When the Rev. John Buehrens gives his Easter sermon this Sunday, he'll borrow a page from an unlikely source: the Gospel of Judas. The gnostic text, unveiled by scholars with fanfare last week, portrays Jesus Christ as an enigmatic guru who venerates Judas, teaching him secret accounts of creation and approving his imminent betrayal.
Many Christians might find that offensive, or, like Mr. Buehrens of Unitarian First Parish in Needham, Mass., silly. But as an emblem of Christianity's long tradition of dissenting voices, the text is for him an inspiration nonetheless.
"An awful lot of what passes for orthodoxy today is something Jesus would have despised," Buehrens says, noting Christian support for "imperialism and militarism." As a challenge to orthodoxy in its time, he says, the Judas story is "a reminder that no single interpretation of the Christ event can exhaust the spiritual implications."
Across the country, observers say, the Gospel of Judas is striking a chord with progressive Christians. Not so much for its heretical theology, but as an ancient symbol of their modern mission to update what defines faithfulness. It's an approach that's winning approval from scholars, who say Christianity has always attracted diverse beliefs. But others worry that this revisionism misrepresents time-tested truths.
Modern theologians attracted to the Judas gospel are reminding today's dissenters that they follow a long, legitimate tradition. At last week's press conference, four academics used either "diverse" or "diversity" to describe what the text reveals about the beliefs and attitudes of the early church. If the church was so varied in its early days, they suggest, then contemporary Christians can perhaps accept the growing diversity of beliefs and lifestyles in their religious communities as well.
"The Christianity of the ancient world was even more diverse than it is today," says Bart Ehrman, a religious studies professor at the University of North Carolina at Chapel Hill and a former fundamentalist Christian turned self-described "happy agnostic" - someone who claims it cannot be known if God exists. "My hope is that when people see how diverse Christianity was in its origins, [they] will be a little bit more tolerant of diversity in Christianity today."
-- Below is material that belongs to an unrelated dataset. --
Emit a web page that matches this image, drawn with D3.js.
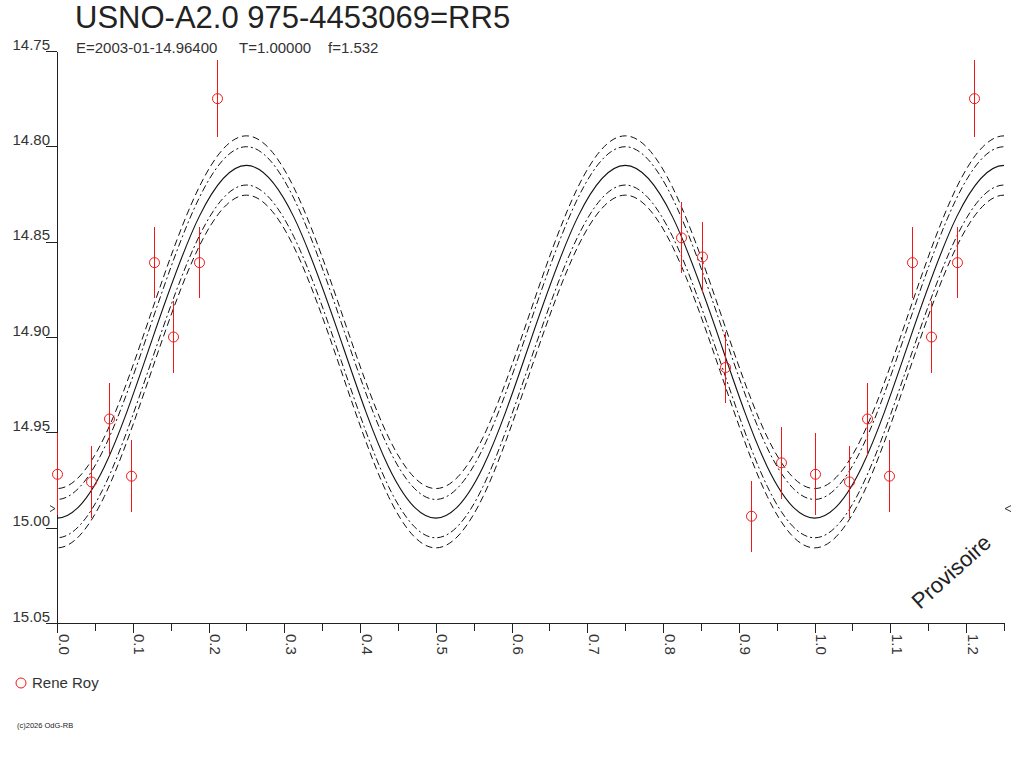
<!DOCTYPE html>
<html>
<head>
<meta charset="utf-8">
<script src="https://cdn.jsdelivr.net/npm/d3@7"></script>
<style>
body { margin:0; background:#fff; }
svg { display:block; font-family:"Liberation Sans", Arial, sans-serif; }
</style>
</head>
<body>
<svg id="drawing_region"></svg>
<script>
// observations folded on the period (phase, magnitude, error)
const obsPhase = [0.000, 0.045, 0.069, 0.098, 0.128, 0.153, 0.188, 0.211, 0.823, 0.851, 0.882, 0.916, 0.956];
const obsMag   = [14.972, 14.976, 14.943, 14.973, 14.861, 14.900, 14.861, 14.775, 14.848, 14.858, 14.916, 14.994, 14.966];
const obsErr   = [0.0215, 0.0188, 0.0190, 0.0188, 0.0186, 0.0188, 0.0185, 0.0201, 0.0186, 0.0185, 0.0187, 0.0185, 0.0188];

// fitted light curve, read at knots
const fitPhase = [-0.125, -0.0625, 0, 0.0625, 0.125, 0.1875, 0.25, 0.3125, 0.375, 0.4375, 0.5, 0.5625, 0.625,
                  0.6875, 0.75, 0.8125, 0.875, 0.9375, 1.0, 1.0625, 1.125, 1.1875, 1.25, 1.3125, 1.375];
const fitMag   = [14.902, 14.968, 14.995, 14.968, 14.902, 14.837, 14.810, 14.837, 14.902, 14.968, 14.995, 14.968, 14.902,
                  14.837, 14.810, 14.837, 14.902, 14.968, 14.995, 14.968, 14.902, 14.837, 14.810, 14.837, 14.902];
// uncertainty envelopes (mag offset from fit)
const bandOffset = [-0.0155, -0.0098, 0.0103, 0.0156];
const markMag = 14.990;

const yTicks = [14.75, 14.80, 14.85, 14.90, 14.95, 15.00, 15.05];
const xTicks = [0.0, 0.1, 0.2, 0.3, 0.4, 0.5, 0.6, 0.7, 0.8, 0.9, 1.0, 1.1, 1.2];
const xMinor = [0.05, 0.15, 0.25, 0.35, 0.45, 0.55, 0.65, 0.75, 0.85, 0.95, 1.05, 1.15, 1.25];

const titleText = 'USNO-A2.0 975-4453069=RR5';
const infoText = ['E=2003-01-14.96400', 'T=1.00000', 'f=1.532'];
const observer = 'Rene Roy';

class LightCurve {
    constructor( config ) {
        this.config = config;
        this.init();
    }

    init() {
        let self = this;
        self.svg = d3.select( self.config.parent )
            .attr('width', self.config.width)
            .attr('height', self.config.height);

        self.x = d3.scaleLinear().domain([0, 1.25]).range([57, 1004]);
        self.y = d3.scaleLinear().domain([14.75, 15.05]).range([51, 623]);

        self.svg.append('defs').append('clipPath').attr('id', 'plotclip')
            .append('rect')
            .attr('x', 57).attr('y', 51)
            .attr('width', 947).attr('height', 572);
    }

    render() {
        let self = this;
        const x = self.x, y = self.y;
        const font = '"Liberation Sans", Arial, sans-serif';

        // title
        self.svg.append('text')
            .attr('x', 75).attr('y', 28)
            .style('font-size', '31px').attr('fill', '#222')
            .text(titleText);
        const infoX = [76, 239, 328];
        self.svg.selectAll('.info').data(infoText).enter()
            .append('text')
            .attr('x', (d, i) => infoX[i]).attr('y', 53)
            .style('font-size', '15px').attr('fill', '#333')
            .text(d => d);

        // axes
        const yAxis = d3.axisLeft(y).tickValues(yTicks).tickSize(11).tickSizeOuter(0)
            .tickFormat(d3.format('.2f'));
        const gy = self.svg.append('g').attr('transform', 'translate(57,0)').call(yAxis);
        gy.selectAll('text').attr('x', -7).attr('dy', -2)
            .style('font-size', '15px').attr('fill', '#333')
            .style('font-family', font);

        const xMinorAxis = d3.axisBottom(x).tickValues(xMinor).tickSize(8).tickFormat('');
        const gxm = self.svg.append('g').attr('transform', 'translate(0,623)').call(xMinorAxis);
        gxm.select('.domain').remove();

        const xAxis = d3.axisBottom(x).tickValues(xTicks).tickSize(10).tickSizeOuter(0)
            .tickFormat(d3.format('.1f'));
        const gx = self.svg.append('g').attr('transform', 'translate(0,623)').call(xAxis);
        gx.selectAll('text')
            .attr('x', 0).attr('y', 0).attr('dy', 0)
            .attr('transform', 'translate(1,11) rotate(90)')
            .attr('text-anchor', 'start')
            .style('font-size', '15px').attr('fill', '#333')
            .style('font-family', font);

        self.svg.selectAll('.domain, .tick line')
            .attr('stroke', '#222').attr('shape-rendering', 'crispEdges');

        // fitted curve and envelopes
        const knots = fitPhase.map((p, i) => ({ p: p, m: fitMag[i] }));
        const line = off => d3.line()
            .x(d => x(d.p)).y(d => y(d.m + off))
            .curve(d3.curveNatural)(knots);

        const curves = self.svg.append('g').attr('clip-path', 'url(#plotclip)');
        const dash = ['7,4', '7,3,2,3', '7,3,2,3', '7,4'];
        curves.selectAll('.band').data(bandOffset).enter()
            .append('path')
            .attr('d', d => line(d))
            .attr('fill', 'none').attr('stroke', '#111').attr('stroke-width', 1)
            .attr('stroke-dasharray', (d, i) => dash[i]);
        curves.append('path')
            .attr('d', line(0))
            .attr('fill', 'none').attr('stroke', '#111').attr('stroke-width', 1.1);

        // mean markers
        const ym = y(markMag);
        self.svg.append('path')
            .attr('d', `M${x(0) - 7},${ym - 3}L${x(0) - 2},${ym}L${x(0) - 7},${ym + 3}`)
            .attr('fill', 'none').attr('stroke', '#333');
        self.svg.append('path')
            .attr('d', `M${x(1.25) + 7},${ym - 3}L${x(1.25) + 1},${ym}L${x(1.25) + 7},${ym + 3}`)
            .attr('fill', 'none').attr('stroke', '#333');

        // observations, with the start of the cycle repeated after phase 1
        let obs = obsPhase.map((p, i) => ({ p: p, m: obsMag[i], e: obsErr[i] }));
        obs = obs.concat(obs.filter(d => d.p + 1 <= 1.25).map(d => ({ p: d.p + 1, m: d.m, e: d.e })));

        const pts = self.svg.append('g');
        pts.selectAll('.bar').data(obs).enter()
            .append('line')
            .attr('x1', d => Math.round(x(d.p)) + 0.5).attr('x2', d => Math.round(x(d.p)) + 0.5)
            .attr('y1', d => y(d.m - d.e)).attr('y2', d => y(d.m + d.e))
            .attr('stroke', '#f01818').attr('shape-rendering', 'crispEdges');
        pts.selectAll('.pt').data(obs).enter()
            .append('circle')
            .attr('cx', d => Math.round(x(d.p)) + 0.5).attr('cy', d => y(d.m))
            .attr('r', 5)
            .attr('fill', 'none').attr('stroke', '#f01818');

        // legend
        self.svg.append('circle')
            .attr('cx', 21).attr('cy', 683).attr('r', 5)
            .attr('fill', 'none').attr('stroke', '#f01818');
        self.svg.append('text')
            .attr('x', 32).attr('y', 688)
            .style('font-size', '15px').attr('fill', '#333')
            .text(observer);

        self.svg.append('text')
            .attr('x', 17).attr('y', 728)
            .style('font-size', '7.5px').attr('fill', '#222')
            .text('(c)2026 OdG-RB');

        self.svg.append('text')
            .attr('transform', 'translate(920,610) rotate(-42)')
            .style('font-size', '22px').attr('fill', '#222')
            .text('Provisoire');
    }
}

const chart = new LightCurve({ parent: '#drawing_region', width: 1024, height: 768 });
chart.render();
</script>
</body>
</html>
That may be easier said than done. One reason: many of early Christianity's most steadfast figures rejected gnostic teachings as heresy - that is, false representations of Jesus' life and of God's nature. (Gnostic doctrines assert rival divine beings and emphasize salvation through secret knowledge.) Although heresy is seldom a matter of public debate in the 21st century, the problem of embracing all beliefs that purport to be "Christian" persists.
To think that noncanonical texts legitimizes diversity today "is to ignore the fact that that diversity was not accepted [in the early church]," says Ronald Simkins, director of the Kripke Center for the Study of Religion & Society at Creighton University in Omaha, Neb. "It's a naive use of history."
At the Episcopal Cathedral of St. Paul in Boston, the congregation has stripped Holy Week observances of traditional content that strikes members as offensive. On Palm Sunday last weekend, for instance, parishioners heard an adapted Passion narrative that removes biblical language seen as blaming Jews for Jesus' crucifixion. And the hundreds who observe Good Friday won't pray for those who haven't yet received "the Gospel of Christ" but for those untouched by "the grace of God" - a new gesture of respect for the Muslims who use the church for Friday worship.
The goal of these adjustments, says Cathedral Dean Jep Streit, is to reflect in practice who Jesus is and what he represents. And that message-refining process, he says, echoes the debate between orthodox believers and dissenters centuries ago.
"We have this give and take through the first two or three centuries [after Christ's birth], and it continues today, as it should," he says.
In Atlanta, the Rev. Chip Carson plans to proclaim Jesus' triumph over sin and death when he celebrates Easter at First Metropolitan Community Church of Atlanta, a church with predominantly gay membership. But he won't provide the traditional explanation, which says God required a sacrificial atonement for human sin, because he prefers a "love-based theology rather than a fear-based theology."
"Whoever is in power decides what's heresy," Carson says. "We don't tell people what to believe. We only encourage them to have closer contact with God."
Yet the same standards hold from age to age, regardless of who's in charge, according to Richard Land, president of the Ethics & Religious Liberty Commission of the Southern Baptist Convention.
"You can have disagreements about doctrinal interpretations of particular issues - that's why we have Catholics, and we have Presbyterians, and we have Baptists, and we have Methodists.... But if you deny the resurrection [or other core teachings], well, according to historic Christianity, you are beyond the pale."
For some the debate isn't about theology; it's about freedom of conscience.
The Rev. Jayne Oasin, a social justice officer for the Episcopal Church, USA., says that "to consider there to be only one truth is to me a form of oppression."